Hello and welcome to the US politics live blog.

The Senate has ended a budget standoff that has forced thousands of airport security staff to work without pay and caused long delays at airports.

A lapse in government funding has left Transportation Security Administration (TSA) staff – who screen passengers, baggage and cargo – working without pay since mid-February. Airports in several cities have warned travelers to arrive hours earlier than usual because of long security lines.

The agreement would fund DHS components such as the Transportation Security Administration and US Coast Guard, the statement said. CNN reported that the House of Representatives will still need to act before funded agencies within the department can reopen.
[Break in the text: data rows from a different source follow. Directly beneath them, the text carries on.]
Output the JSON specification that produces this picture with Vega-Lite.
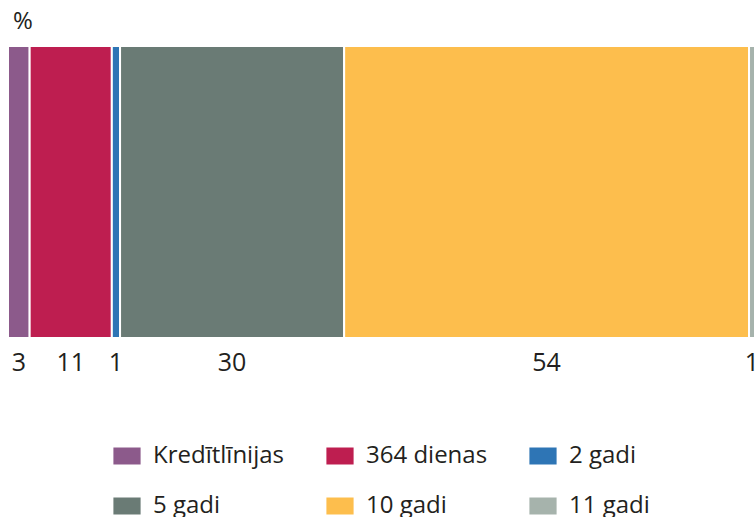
{
  "$schema": "https://vega.github.io/schema/vega-lite/v6.json",
  "autosize": "none",
  "width": 747,
  "height": 292,
  "padding": {"left": 8, "top": 46, "right": 0, "bottom": 179},
  "background": "white",
  "config": {"view": {"stroke": null}, "font": "Open Sans"},
  "title": {"text": "%", "anchor": "start", "frame": "group", "font": "Open Sans", "fontSize": 24, "fontWeight": "normal", "color": "#231F20", "dx": 5, "offset": 12},
  "data": {"values": [
    {"order": 1, "category": "Kredītlīnijas", "value": 2.9},
    {"order": 2, "category": "364 dienas", "value": 11.0},
    {"order": 3, "category": "2 gadi", "value": 1.1},
    {"order": 4, "category": "5 gadi", "value": 30.0},
    {"order": 5, "category": "10 gadi", "value": 54.2},
    {"order": 6, "category": "11 gadi", "value": 0.8}
  ]},
  "transform": [
    {"stack": "value", "groupby": [], "sort": [{"field": "order", "order": "ascending"}], "as": ["x0", "x1"]},
    {"calculate": "(datum.x0 + datum.x1) / 2", "as": "mid"}
  ],
  "layer": [
    {
      "mark": {"type": "bar", "stroke": "white", "strokeWidth": 2, "clip": true},
      "encoding": {
        "x": {"field": "x0", "type": "quantitative", "scale": {"domain": [0, 100], "nice": false}, "axis": null},
        "x2": {"field": "x1"},
        "y": {"value": 0},
        "y2": {"value": "height"},
        "color": {
          "field": "category", "type": "nominal",
          "scale": {
            "domain": ["Kredītlīnijas", "364 dienas", "2 gadi", "5 gadi", "10 gadi", "11 gadi"],
            "range": ["#8C5A8B", "#BE1E50", "#2E75B5", "#6A7B75", "#FDBE4D", "#A6B3AC"]
          },
          "legend": {
            "title": null,
            "orient": "none",
            "legendX": 107,
            "legendY": 398,
            "direction": "horizontal",
            "columns": 3,
            "symbolType": "M-1.6,-1H1.6V1H-1.6Z",
            "symbolSize": 289,
            "symbolStrokeWidth": 0,
            "symbolOpacity": 1,
            "labelFont": "Open Sans",
            "labelFontSize": 24,
            "labelColor": "#231F20",
            "labelOffset": 14,
            "columnPadding": 41,
            "rowPadding": 26,
            "labelLimit": 300
          }
        }
      }
    },
    {
      "mark": {"type": "text", "font": "Open Sans", "fontSize": 25, "color": "#231F20", "baseline": "middle", "align": "center", "dy": 25},
      "encoding": {
        "x": {"field": "mid", "type": "quantitative"},
        "y": {"value": "height"},
        "text": {"field": "value", "type": "quantitative", "format": ".0f"}
      }
    }
  ]
}
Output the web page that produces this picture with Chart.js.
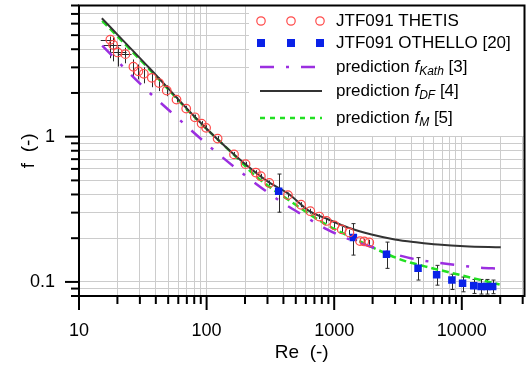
<!DOCTYPE html>
<html>
<head>
<meta charset="utf-8">
<script src="https://cdn.jsdelivr.net/npm/chart.js@4.4.0/dist/chart.umd.min.js"></script>
<style>
    html, body { margin: 0; padding: 0; background: #fff; }
    #wrap { width: 530px; height: 369px; }
</style>
</head>
<body>
<div id="wrap"><canvas id="frictionChart" width="530" height="369"></canvas></div>
<script>
// JTF091 THETIS measurements
const thetisRe  = [17.6, 18.5, 20.1, 23.1, 26.7, 29.2, 32.2, 37.2, 42.4, 48.7, 58.1, 69.2, 80.9, 91.4, 99.1, 122, 164, 202, 243, 266, 310, 434, 550, 650, 764, 870, 1004, 1146, 1315, 1593, 1721, 1883];
const thetisF   = [4.65, 4.29, 3.80, 3.70, 3.03, 2.82, 2.71, 2.54, 2.34, 2.08, 1.80, 1.56, 1.36, 1.23, 1.15, 0.97, 0.755, 0.647, 0.566, 0.534, 0.480, 0.396, 0.340, 0.307, 0.282, 0.263, 0.245, 0.230, 0.219, 0.191, 0.190, 0.187];
const thetisFHi = [4.89, 4.82, 4.17, 4.10, 3.40, 3.14, 3.00, 2.82, 2.56, 2.26, 1.88, 1.63, 1.42, 1.28, 1.20, 1.01, 0.785, 0.672, 0.588, 0.555, 0.499, 0.412, 0.354, 0.319, 0.293, 0.274, 0.255, 0.239, 0.228, 0.199, 0.198, 0.195];
const thetisFLo = [3.47, 3.30, 3.04, 3.20, 2.60, 2.48, 2.33, 2.19, 2.06, 1.90, 1.72, 1.50, 1.31, 1.18, 1.10, 0.93, 0.726, 0.622, 0.544, 0.513, 0.461, 0.381, 0.327, 0.295, 0.271, 0.253, 0.236, 0.221, 0.211, 0.184, 0.183, 0.180];
const thetisReLo = [14.8, 15.6, 17.9, 20.6];
const thetisReHi = [19.0, 21.4, 23.6, 25.8];

// JTF091 OTHELLO measurements [20]
const othelloRe  = [367, 1413, 2570, 4540, 6350, 8360, 10140, 12400, 14170, 15740, 17460];
const othelloF   = [0.421, 0.202, 0.155, 0.124, 0.112, 0.103, 0.098, 0.094, 0.093, 0.093, 0.093];
const othelloFHi = [0.553, 0.252, 0.188, 0.147, 0.130, 0.113, 0.108, 0.104, 0.104, 0.104, 0.103];
const othelloFLo = [0.302, 0.153, 0.124, 0.103, 0.095, 0.0887, 0.0855, 0.0833, 0.0825, 0.0825, 0.083];

// prediction curves
const kathRe = [15.2, 32.5, 60.9, 108, 202, 390, 575, 870, 1145, 1722, 3790, 5940, 8980, 13740, 19450];
const kathF  = [4.23, 2.17, 1.316, 0.841, 0.538, 0.353, 0.286, 0.231, 0.206, 0.181, 0.147, 0.137, 0.131, 0.1256, 0.1236];
const dfRe = [15.1, 35.6, 81.3, 164, 307, 440, 630, 902, 1291, 1963, 2985, 4540, 6500, 10500, 20200];
const dfF  = [6.53, 2.97, 1.36, 0.755, 0.486, 0.403, 0.310, 0.269, 0.236, 0.212, 0.196, 0.187, 0.181, 0.176, 0.173];
const mRe = [15.2, 35.6, 81.3, 164, 241, 467, 849, 1742, 3365, 5120, 7780, 11830, 19800];
const mF  = [6.27, 2.91, 1.35, 0.749, 0.538, 0.353, 0.251, 0.183, 0.142, 0.128, 0.117, 0.107, 0.096];

const xTickLabels = [10, 100, 1000, 10000];
const yTickLabels = [0.1, 1];

const FONT = "'Liberation Sans', Arial, sans-serif";
const RED = '#ff4a4a', BLUE = '#0a22e8', PURPLE = '#9b2fe0', BLACK = '#333333', GREEN = '#22e022';
const KATH_DASH = [14, 12, 3, 12];
const M_DASH = [7, 4];

const pts = (xs, ys) => xs.map((v, i) => ({ x: v, y: ys[i] }));

// 1..9 x 10^n grid positions between min and max
const logGrid = (min, max) => {
    const out = [];
    for (let e = -3; e <= 6; e++) {
        for (let m = 1; m <= 9; m++) {
            const v = Number((m * Math.pow(10, e)).toPrecision(3));
            if (v >= min * 0.999 && v <= max * 1.001) out.push(v);
        }
    }
    return out;
};

const seg = (ctx, x1, y1, x2, y2) => {
    ctx.beginPath();
    ctx.moveTo(x1, y1);
    ctx.lineTo(x2, y2);
    ctx.stroke();
};

// Error bars drawn under the markers
const errorBars = {
    id: 'errorBars',
    beforeDatasetsDraw(chart) {
        const { ctx, scales: { x, y } } = chart;
        ctx.save();
        ctx.strokeStyle = '#2a2a2a';
        ctx.lineWidth = 1;
        thetisRe.forEach((re, i) => {
            const px = Math.round(x.getPixelForValue(re)) + 0.5;
            seg(ctx, px, y.getPixelForValue(thetisFHi[i]), px, y.getPixelForValue(thetisFLo[i]));
            if (thetisReLo[i] != null) {
                const py = Math.round(y.getPixelForValue(thetisF[i])) + 0.5;
                seg(ctx, x.getPixelForValue(thetisReLo[i]), py, x.getPixelForValue(thetisReHi[i]), py);
            }
        });
        othelloRe.forEach((re, i) => {
            const px = Math.round(x.getPixelForValue(re)) + 0.5;
            const top = y.getPixelForValue(othelloFHi[i]);
            const bot = y.getPixelForValue(othelloFLo[i]);
            seg(ctx, px, top, px, bot);
            seg(ctx, px - 2, top, px + 2, top);
            seg(ctx, px - 2, bot, px + 2, bot);
        });
        ctx.restore();
    }
};

// Rich text with italic f and subscripts
const drawRich = (ctx, parts, x, y) => {
    parts.forEach(p => {
        const size = p.sub ? 12 : 17;
        ctx.font = (p.italic ? 'italic ' : '') + size + 'px ' + FONT;
        ctx.fillText(p.t, x, p.sub ? y + 5 : y);
        x += ctx.measureText(p.t).width;
    });
};

const legendItems = [
    { kind: 'circle', y: 21, parts: [{ t: 'JTF091 THETIS' }] },
    { kind: 'square', y: 43, parts: [{ t: 'JTF091 OTHELLO [20]' }] },
    { kind: 'line', color: PURPLE, dash: KATH_DASH, width: 2.5, y: 67,
      parts: [{ t: 'prediction ' }, { t: 'f', italic: true }, { t: 'Kath', italic: true, sub: true }, { t: ' [3]' }] },
    { kind: 'line', color: BLACK, dash: [], width: 2, y: 91,
      parts: [{ t: 'prediction ' }, { t: 'f', italic: true }, { t: 'DF', italic: true, sub: true }, { t: ' [4]' }] },
    { kind: 'line', color: GREEN, dash: [5, 5], width: 2.5, y: 118,
      parts: [{ t: 'prediction ' }, { t: 'f', italic: true }, { t: 'M', italic: true, sub: true }, { t: ' [5]' }] }
];

// Legend box, frame and outward ticks
const frame = {
    id: 'frame',
    afterDraw(chart) {
        const { ctx, chartArea: a, scales: { x, y } } = chart;
        ctx.save();

        ctx.fillStyle = '#fff';
        ctx.fillRect(249, a.top, a.right - 249, 136 - a.top);
        legendItems.forEach(item => {
            if (item.kind === 'circle') {
                ctx.strokeStyle = RED;
                ctx.lineWidth = 1.2;
                [261, 291, 320].forEach(cx => { ctx.beginPath(); ctx.arc(cx, item.y, 4.2, 0, Math.PI * 2); ctx.stroke(); });
            } else if (item.kind === 'square') {
                ctx.fillStyle = BLUE;
                [261, 291, 320].forEach(cx => ctx.fillRect(cx - 4, item.y - 4, 8, 8));
            } else {
                ctx.strokeStyle = item.color;
                ctx.lineWidth = item.width;
                ctx.setLineDash(item.dash);
                seg(ctx, 260, item.y, 322, item.y);
                ctx.setLineDash([]);
            }
            ctx.fillStyle = '#000';
            ctx.textBaseline = 'middle';
            drawRich(ctx, item.parts, 336, item.y);
        });

        ctx.strokeStyle = '#000';
        ctx.lineWidth = 2;
        ctx.strokeRect(a.left, a.top, a.right - a.left, a.bottom - a.top);
        x.ticks.forEach(t => {
            const px = x.getPixelForValue(t.value);
            const len = xTickLabels.includes(t.value) ? 14 : 8;
            seg(ctx, px, a.bottom, px, a.bottom + len);
        });
        y.ticks.forEach(t => {
            const py = y.getPixelForValue(t.value);
            const len = yTickLabels.includes(t.value) ? 14 : 8;
            seg(ctx, a.left, py, a.left - len, py);
        });
        ctx.restore();
    }
};

const lineSet = (label, xs, ys, color, width, dash) => ({
    label,
    data: pts(xs, ys),
    showLine: true,
    borderColor: color,
    borderWidth: width,
    borderDash: dash,
    pointRadius: 0,
    cubicInterpolationMode: 'monotone',
    fill: false
});

new Chart(document.getElementById('frictionChart').getContext('2d'), {
    type: 'scatter',
    data: {
        datasets: [
            {
                label: 'JTF091 THETIS',
                data: pts(thetisRe, thetisF),
                pointStyle: 'circle',
                pointRadius: 4.3,
                pointBorderWidth: 1.2,
                borderColor: RED,
                backgroundColor: 'rgba(0,0,0,0)'
            },
            {
                label: 'JTF091 OTHELLO [20]',
                data: pts(othelloRe, othelloF),
                pointStyle: 'rect',
                pointRadius: 5.3,
                pointBorderWidth: 0,
                borderColor: BLUE,
                backgroundColor: BLUE
            },
            lineSet('prediction fKath [3]', kathRe, kathF, PURPLE, 2.5, KATH_DASH),
            lineSet('prediction fDF [4]', dfRe, dfF, BLACK, 2, []),
            lineSet('prediction fM [5]', mRe, mF, GREEN, 2.5, M_DASH)
        ]
    },
    options: {
        responsive: false,
        animation: false,
        devicePixelRatio: 1,
        layout: { padding: { left: 0, right: 3, top: 4, bottom: 0 } },
        plugins: {
            legend: { display: false },
            tooltip: { enabled: false }
        },
        scales: {
            x: {
                type: 'logarithmic',
                min: 10,
                max: 31000,
                afterBuildTicks: scale => { scale.ticks = logGrid(10, 31000).map(v => ({ value: v })); },
                afterFit: scale => {
                    scale.height = 73;
                    scale.paddingLeft = 0;
                    scale.paddingRight = 0;
                },
                border: { display: false },
                grid: { color: '#cccccc', lineWidth: 1, drawTicks: false },
                ticks: {
                    autoSkip: false,
                    maxRotation: 0,
                    padding: 24,
                    color: '#000',
                    font: { family: FONT, size: 18 },
                    callback: v => xTickLabels.includes(v) ? String(v) : ''
                },
                title: {
                    display: true,
                    text: 'Re  (-)',
                    color: '#000',
                    font: { family: FONT, size: 19 },
                    padding: { top: 0, bottom: 5 }
                }
            },
            y: {
                type: 'logarithmic',
                min: 0.08,
                max: 8,
                afterBuildTicks: scale => { scale.ticks = logGrid(0.08, 8).map(v => ({ value: v })); },
                afterFit: scale => {
                    scale.width = 79;
                    scale.paddingTop = 0;
                    scale.paddingBottom = 0;
                },
                border: { display: false },
                grid: { color: '#cccccc', lineWidth: 1, drawTicks: false },
                ticks: {
                    autoSkip: false,
                    padding: 24,
                    color: '#000',
                    font: { family: FONT, size: 18 },
                    callback: v => yTickLabels.includes(v) ? String(v) : ''
                },
                title: {
                    display: true,
                    text: 'f  (-)',
                    color: '#000',
                    font: { family: FONT, size: 19 },
                    padding: { top: 17, bottom: 0 }
                }
            }
        }
    },
    plugins: [errorBars, frame]
});
</script>
</body>
</html>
The Senate approved the funding package by a voice vote in a rare overnight session.

Senate Democratic leader Chuck Schumer said the outcome could have been reached weeks ago, and vowed that his party would continue fighting to ensure Trump’s “rogue” immigration operation “does not get more funding without serious reform.”

He added:

double quotation markDemocrats held firm in our opposition that Donald Trump’s rogue and deadly militia should not get more funding without serious reforms.

However, Republican senator Susan Collins, who chairs the Senate Appropriations Committee, said the Democrats had damaged Congress’ annual funding process, weakened national security, and set “a precedent that they may one day come to regret”.

“Democrats remained intransigent and unreasonable with their list of demands,” she said in a statement.

Read the full story here:

In other developments:

  • US markets saw their biggest slump since the start of the US-Israel war with Iran on Thursday as Donald Trump said the conflict’s impact on oil prices had not been as bad as he expected. The Dow closed 450 points down, while the S&P 500 dipped 1.7%. The tech-heavy Nasdaq fell 2.3%, plunging into correction territory, which happens when an index falls at least 10% below its most recent peak. More here.

  • The department of treasury announced that US paper currency will soon feature President Donald Trump’s signature to commemorate the country’s 250th anniversary. The move marks the first time a sitting US president’s signature will appear on legal tender. To accommodate this change, the treasurer’s signature will be removed for the first time since 1861. More here.

  • The Senate failed to achieve 60 votes needed to pass an amendment to the Save America act that would require voters to present photo ID to cast a ballot. The chamber voted 52-47, falling short of the two-thirds majority needed for it to pass. No Democrats voted for it. Earlier today, Trump urged Republicans to terminate the Senate filibuster.

  • During a cabinet meeting today, Donald Trump said that Iran was letting 10 oil tankers through the strait of Hormuz as an apparent goodwill gesture in the supposed negotiations. He also repeated his earlier remarks that Iran is “begging to make a deal”.

  • Donald Trump wants to renovate the White House’s treaty room, traditionally a meeting space for diplomats and statesman, into a guest bedroom with an en suite bathroom, according to the New York Times.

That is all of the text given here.